If there is one weakness of the Bears’ defense, it is the run. They are allowing 170 rush yards per game, with an average of 4.9 yards per attempt. The Commanders could see a huge game out of Brain Robinson Jr. He returned last week after missing the first four weeks recovering as he was the victim in an attempted robbery where he was shot twice in the leg. Robinson Jr. saw limited action against the Tennessee Titans, but still on nine attempts accumulated 22 yards, which led the Commanders. Until the run game can establish itself, all focus will be on the passing attack. Rookie Jahan Dotson leads the receiving group in touchdowns with four, but missed last week with a hamstring injury and is questionable for Thursday. In his absence, Dyami Brown stepped up and hauled in two receptions for 105 yards and two touchdowns. Of course there is still McLaurin and Samuel who have 326 and 281 yards for a combined three touchdowns, they are playmakers when Wentz can get the ball to them. But that right there could be an issue Thursday. 

As mentioned before, Wentz has been pressured at one of the league’s highest rates so far, and the Bears’ defensive line is getting pressure at the sixth-highest percentage of 27.2%. They are doing so while blitzing at the league’s lowest rate at 13%. That has been to the credit of the defensive front, especially Trevis Gipson who leads the team in pressures with 10, sacks with two, and quarterback knockdowns with four. Justin Jones, Dominique Robinson, and Robert Quinn all have at least one sack along with four or more pressures as well. The secondary will be tough for Wentz to throw against, as they have allowed only 986 yards through the air and only four touchdowns. The rookie safety Jaquan Brisker has been great in coverage, allowing only a 33.3% completion percentage for 49 yards while also racking up 30 tackles. The secondary should get a boost with Jaylon Johnson looking like he is going to return with being a full participant in practice. If there is one player Wentz could look towards to try to get some big plays, it is Kyler Gordon as teams have looked his way frequently and Gordon has allowed a 75% completion percentage for 370 yards. 

For the Bears offense, it hasn’t been pretty to start the season. They currently have the 31st ranked offense with a total of 1,370 yards, and yet they are ranked 16th in scoring percentage with 36.5 percent of drives ending in a score. They have found their success on the ground, as of their total offensive yards, 787 have come from running the ball. That has been helped by their three-headed rushing attack that consists of running backs Khalil Herbert and David Montgomery, as well as quarterback Justin Fields. Fields and Montgomery have over 150 yards each, while Herbert has 328. The Commanders have been stout against the run, allowing only 553 yards, and the defensive front with Daron Payne, Jared Allen, Montez Sweat, and James Smith-Williams have been great at finding their way into the backfield. They have accounted for a total of 17 tackles for a loss and nine sacks. 

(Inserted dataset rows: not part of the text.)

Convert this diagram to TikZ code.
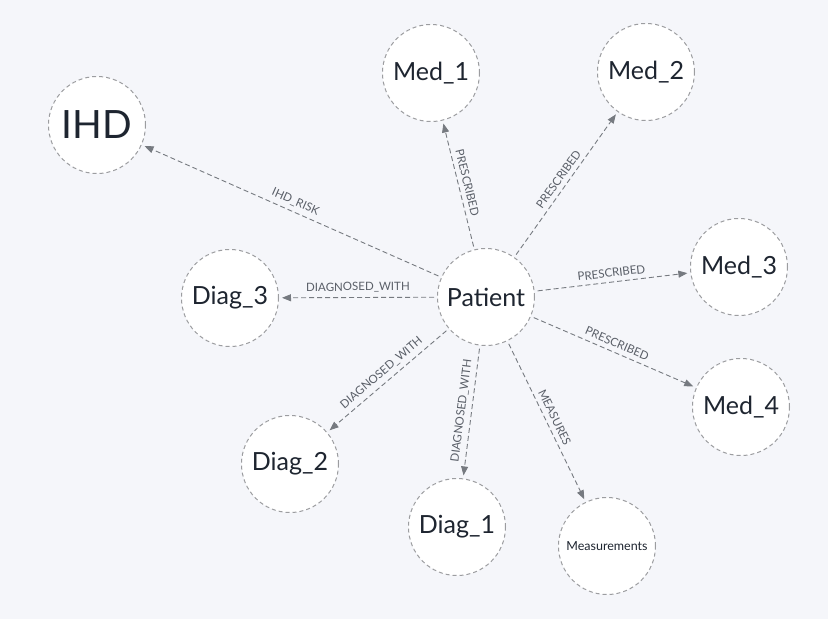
\documentclass[tikz,border=0pt]{standalone}
\usepackage{fontspec}
\setmainfont{Lato}
\usetikzlibrary{arrows.meta}
\definecolor{bg}{HTML}{F5F6FA}
\definecolor{ringc}{HTML}{9C9DA0}
\definecolor{edgec}{HTML}{767A80}
\definecolor{txtc}{HTML}{1E2530}
\definecolor{lblc}{HTML}{5A5F68}
\tikzset{
  ent/.style={circle, draw=ringc, line width=1pt, dash pattern=on 4pt off 3pt, fill=white, minimum size=97pt, inner sep=0pt, text=txtc, font=\fontsize{25}{28}\selectfont},
  rel/.style={draw=edgec, line width=0.9pt, dash pattern=on 5pt off 3pt, -{Triangle[length=9pt,width=7pt]}, shorten >=3pt, shorten <=3pt},
  lbl/.style={midway, sloped, above=2.5pt, text=lblc, inner sep=2pt, font=\fontsize{11.5}{13}\selectfont}
}
\begin{document}
\begin{tikzpicture}[x=1pt,y=-1pt]
\fill[bg] (0,0) rectangle (828,619);
\useasboundingbox (0,0) rectangle (828,619);
\node[ent] (p) at (486,297) {Patient};
\node[ent, font=\fontsize{39}{42}\selectfont] (ihd) at (97,125) {IHD};
\node[ent] (m1) at (431,73) {Med\_1};
\node[ent] (m2) at (646,72) {Med\_2};
\node[ent] (m3) at (739,267) {Med\_3};
\node[ent] (m4) at (741,407) {Med\_4};
\node[ent] (d3) at (230,298) {Diag\_3};
\node[ent] (d2) at (290,464) {Diag\_2};
\node[ent] (d1) at (457,527) {Diag\_1};
\node[ent, font=\fontsize{12.5}{14}\selectfont] (ms) at (607,546) {Measurements};
\draw[rel] (p) -- node[lbl]{IHD\_RISK} (ihd);
\draw[rel] (p) -- node[lbl]{PRESCRIBED} (m1);
\draw[rel] (p) -- node[lbl]{PRESCRIBED} (m2);
\draw[rel] (p) -- node[lbl]{PRESCRIBED} (m3);
\draw[rel] (p) -- node[lbl]{PRESCRIBED} (m4);
\draw[rel] (p) -- node[lbl]{DIAGNOSED\_WITH} (d3);
\draw[rel] (p) -- node[lbl]{DIAGNOSED\_WITH} (d2);
\draw[rel] (p) -- node[lbl]{DIAGNOSED\_WITH} (d1);
\draw[rel] (p) -- node[lbl]{MEASURES} (ms);
\end{tikzpicture}
\end{document}
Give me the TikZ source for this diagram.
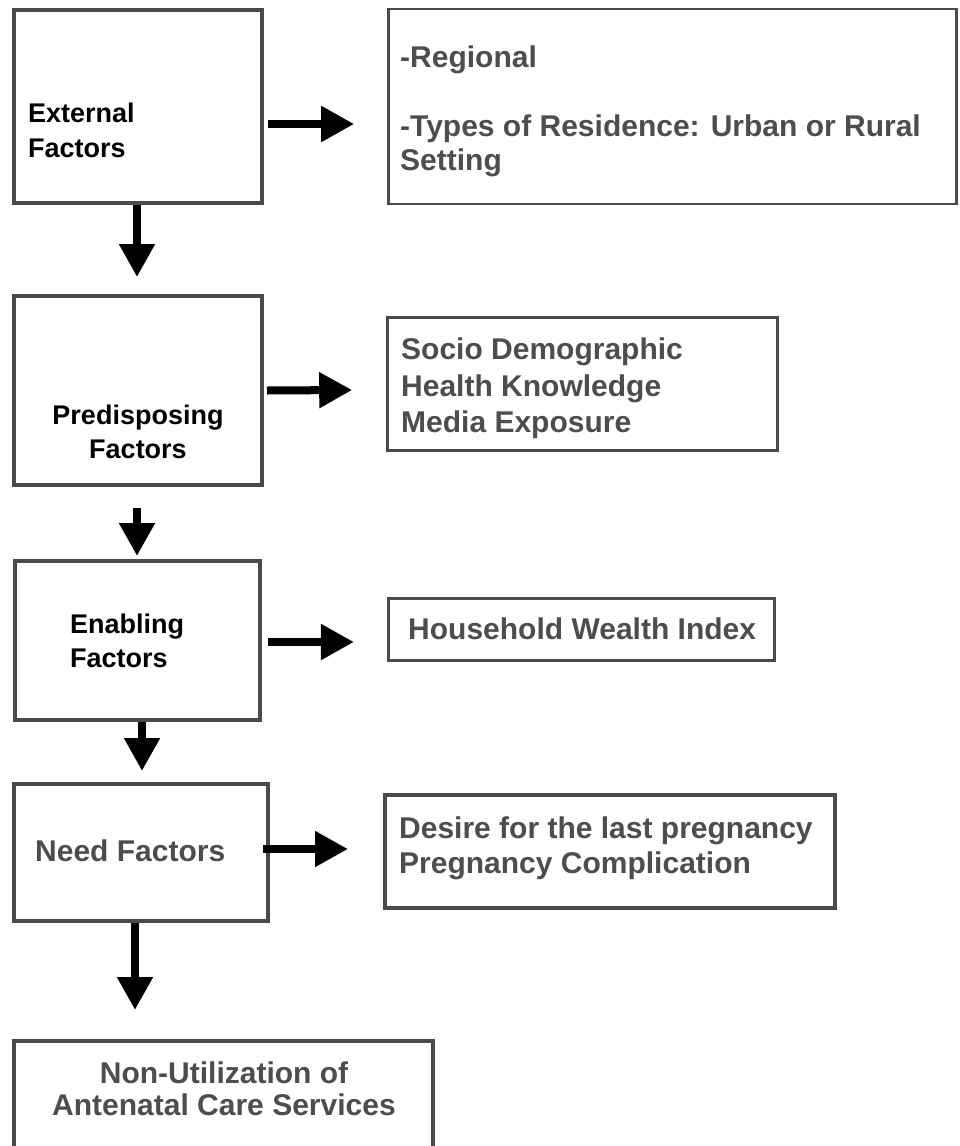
\documentclass[tikz,border=0pt]{standalone}
\usepackage{fontspec}
\setmainfont{Liberation Sans}
\usetikzlibrary{arrows.meta,calc}
\definecolor{boxgray}{HTML}{4A4A4A}
\definecolor{txtgray}{HTML}{4D4D4D}
\begin{document}
\begin{tikzpicture}[x=1pt,y=-1pt,
  bigbox/.style={draw=boxgray,line width=4pt,inner sep=0pt},
  smallbox/.style={draw=boxgray,line width=2.6pt,inner sep=0pt},
  blk/.style={inner sep=0pt,text=black,font=\bfseries\fontsize{27}{34.5}\selectfont},
  gry/.style={inner sep=0pt,text=txtgray,font=\bfseries\fontsize{30}{34.5}\selectfont},
  flow/.style={draw=black,line width=8pt,-{Triangle[length=33pt,width=34pt]}}]
\useasboundingbox (0,0) rectangle (960,1146);
% boxes
\node[bigbox,minimum width=248pt,minimum height=193pt] (ext) at (138,106.5) {};
\node[smallbox,minimum width=568pt,minimum height=195pt] (reg) at (672.5,106.5) {};
\node[bigbox,minimum width=248pt,minimum height=189pt] (pre) at (138,390.5) {};
\node[smallbox,minimum width=390pt,minimum height=133pt] (soc) at (582.5,384) {};
\node[bigbox,minimum width=245pt,minimum height=159pt] (ena) at (137.5,640.5) {};
\node[smallbox,minimum width=386.5pt,minimum height=62.5pt] (hh) at (581.5,629.5) {};
\node[bigbox,minimum width=254pt,minimum height=137pt] (need) at (141,852.5) {};
\node[bigbox,minimum width=450pt,minimum height=113pt] (des) at (610,851.5) {};
\node[bigbox,minimum width=419pt,minimum height=120pt] (fin) at (223.5,1101) {};
% texts
\node[blk,anchor=north west,align=left] (t1) at (28,103) {External\\Factors};
\node[gry,anchor=north west,align=left] (t2) at (400,46) {-Regional\\[34pt]-Types of Residence: Urban or Rural\\Setting};
\node[blk,anchor=north,align=center,font=\bfseries\fontsize{27}{34}\selectfont] (t3) at (138,405) {Predisposing\\Factors};
\node[gry,anchor=north west,align=left,font=\bfseries\fontsize{30}{36.5}\selectfont] (t4) at (401,338) {Socio Demographic\\Health Knowledge\\Media Exposure};
\node[blk,anchor=north west,align=left,font=\bfseries\fontsize{27}{34}\selectfont] (t5) at (70,614) {Enabling\\Factors};
\node[gry,anchor=north west] (t6) at (408,618) {Household Wealth Index};
\node[gry,anchor=north west] (t7) at (35,840) {Need Factors};
\node[gry,anchor=north west,align=left,font=\bfseries\fontsize{30}{35}\selectfont] (t8) at (399,817) {Desire for the last pregnancy\\Pregnancy Complication};
\node[gry,anchor=north,align=center,font=\bfseries\fontsize{30}{32}\selectfont] (t9) at (224,1062) {Non-Utilization of\\Antenatal Care Services};
% connectors
\draw[flow] ($(ext.east)+(4,17.5)$) -- ($(reg.west)+(-33,17.5)$);
\draw[flow] ($(ext.south)+(-1,0)$) -- ($(pre.north)+(-1,-17)$);
\draw[flow] ($(pre.east)+(3,0)$) -- ($(soc.west)+(-34,6)$);
\draw[flow] ($(pre.south)+(-1,21)$) -- ($(ena.north)+(-0.5,-3)$);
\draw[flow] ($(ena.east)+(6,1.5)$) -- ($(hh.west)+(-33,12.5)$);
\draw[flow] ($(ena.south)+(4.5,0)$) -- ($(need.north)+(1,-11)$);
\draw[flow] ($(need.east)+(-7,-3.5)$) -- ($(des.west)+(-35,-2.5)$);
\draw[flow] ($(need.south)+(-6,0)$) -- ($(fin.north)+(-88.5,-29)$);
\end{tikzpicture}
\end{document}
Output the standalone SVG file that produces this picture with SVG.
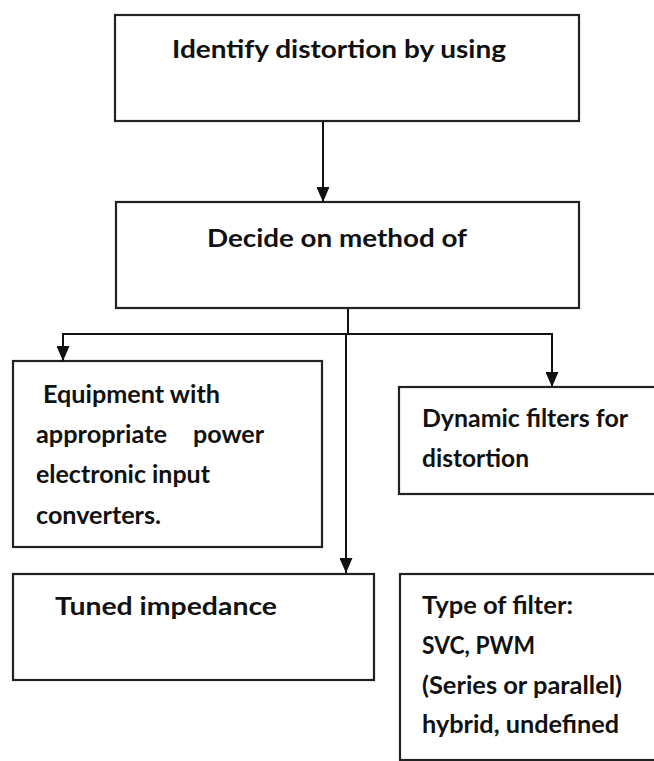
<svg xmlns="http://www.w3.org/2000/svg" width="654" height="761" viewBox="0 0 654 761">
<style>
.box{fill:#fff;stroke:#222;stroke-width:2.2}
.t{font-family:Lato,"Open Sans","Liberation Sans",sans-serif;font-weight:bold;font-size:25px;fill:#111}
.c{fill:none;stroke:#111;stroke-width:2}
</style>
<defs>
<marker id="ah" markerUnits="userSpaceOnUse" markerWidth="15" markerHeight="13" refX="15" refY="6.5" orient="auto">
<path d="M0,0 L15,6.5 L0,13 z" fill="#111"/>
</marker>
</defs>
<rect width="654" height="761" fill="#fff"/>
<g id="n1">
<rect class="box" x="115" y="15" width="464" height="106"/>
<text class="t" x="172" y="58" textLength="334" lengthAdjust="spacingAndGlyphs">Identify distortion by using</text>
</g>
<g id="n2">
<rect class="box" x="116" y="202" width="463" height="106"/>
<text class="t" x="207" y="247" textLength="260" lengthAdjust="spacingAndGlyphs">Decide on method of</text>
</g>
<g id="n3">
<rect class="box" x="13" y="361" width="309" height="186"/>
<text class="t" x="43" y="403" textLength="177" lengthAdjust="spacingAndGlyphs">Equipment with</text>
<text class="t" y="443"><tspan x="36" textLength="131" lengthAdjust="spacingAndGlyphs">appropriate</tspan><tspan x="193" textLength="71" lengthAdjust="spacingAndGlyphs">power</tspan></text>
<text class="t" x="36" y="483" textLength="174" lengthAdjust="spacingAndGlyphs">electronic input</text>
<text class="t" x="36" y="524" textLength="125" lengthAdjust="spacingAndGlyphs">converters.</text>
</g>
<g id="n4">
<rect class="box" x="399" y="387" width="260" height="107"/>
<text class="t" x="422" y="427" textLength="206" lengthAdjust="spacingAndGlyphs">Dynamic filters for</text>
<text class="t" x="422" y="467" textLength="107" lengthAdjust="spacingAndGlyphs">distortion</text>
</g>
<g id="n5">
<rect class="box" x="13" y="574" width="361" height="106"/>
<text class="t" x="55" y="615" textLength="222" lengthAdjust="spacingAndGlyphs">Tuned impedance</text>
</g>
<g id="n6">
<rect class="box" x="400" y="574" width="260" height="186"/>
<text class="t" x="422" y="614" textLength="151" lengthAdjust="spacingAndGlyphs">Type of filter:</text>
<text class="t" x="422" y="654" textLength="113" lengthAdjust="spacingAndGlyphs">SVC, PWM</text>
<text class="t" x="422" y="694" textLength="200" lengthAdjust="spacingAndGlyphs">(Series or parallel)</text>
<text class="t" x="422" y="733" textLength="197" lengthAdjust="spacingAndGlyphs">hybrid, undefined</text>
</g>
<g id="connectors">
<line class="c" x1="323" y1="122" x2="323" y2="202" marker-end="url(#ah)"/>
<line class="c" x1="348" y1="309" x2="348" y2="334"/>
<polyline class="c" points="63,334 552,334"/>
<line class="c" x1="63" y1="333" x2="63" y2="361" marker-end="url(#ah)"/>
<line class="c" x1="552" y1="333" x2="552" y2="387" marker-end="url(#ah)"/>
<line class="c" x1="346" y1="334" x2="346" y2="573" marker-end="url(#ah)"/>
</g>
</svg>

Fields poses the same threat that Jalen Hurts did. Hurts they struggled to contain as he was able to get outside the pocket to elude pressure and find plays down field. Fields with his mobility has the same potential, and he took massive strides this past weekend against the Minnesota Vikings. The offense had lacked the passing attack, but for the first time this season Field ended up with over 200 yards, completing 71.4% of his passes with an average of 9.9 yards. He was accurate with his passes, and his improved pocket presence only led to him taking two sacks. If he can continue that this week, that will be essential against a Commanders’ defense struggling to limit the pass. While they have allowed only a completion percentage of 58.9% (fifth least), they have allowed 1,175 yards (14th most) to go for 11 touchdowns (fifth most). Darnell Mooney is the guy Fields looks to for deep passes as he has 303 air yards with an average depth of target of 15.9. Mooney is going to test this Commanders’ zone defense deep, and Montgomery, who is coming off a game where he led the team with 62 receiving yards, is going to test them underneath. When it comes to trying to contain receiving backs, the Commanders have allowed 9.2 yards per reception. 

The Bears seem to be on the right track and are coming off back-to-back games they were close to winning. The Commanders have a lot to figure out, and on a short week when they have to travel as well isn’t great. Look for the Bears to finally turn their close games into a win on Thursday as Fields continues to turn his development in the right direction.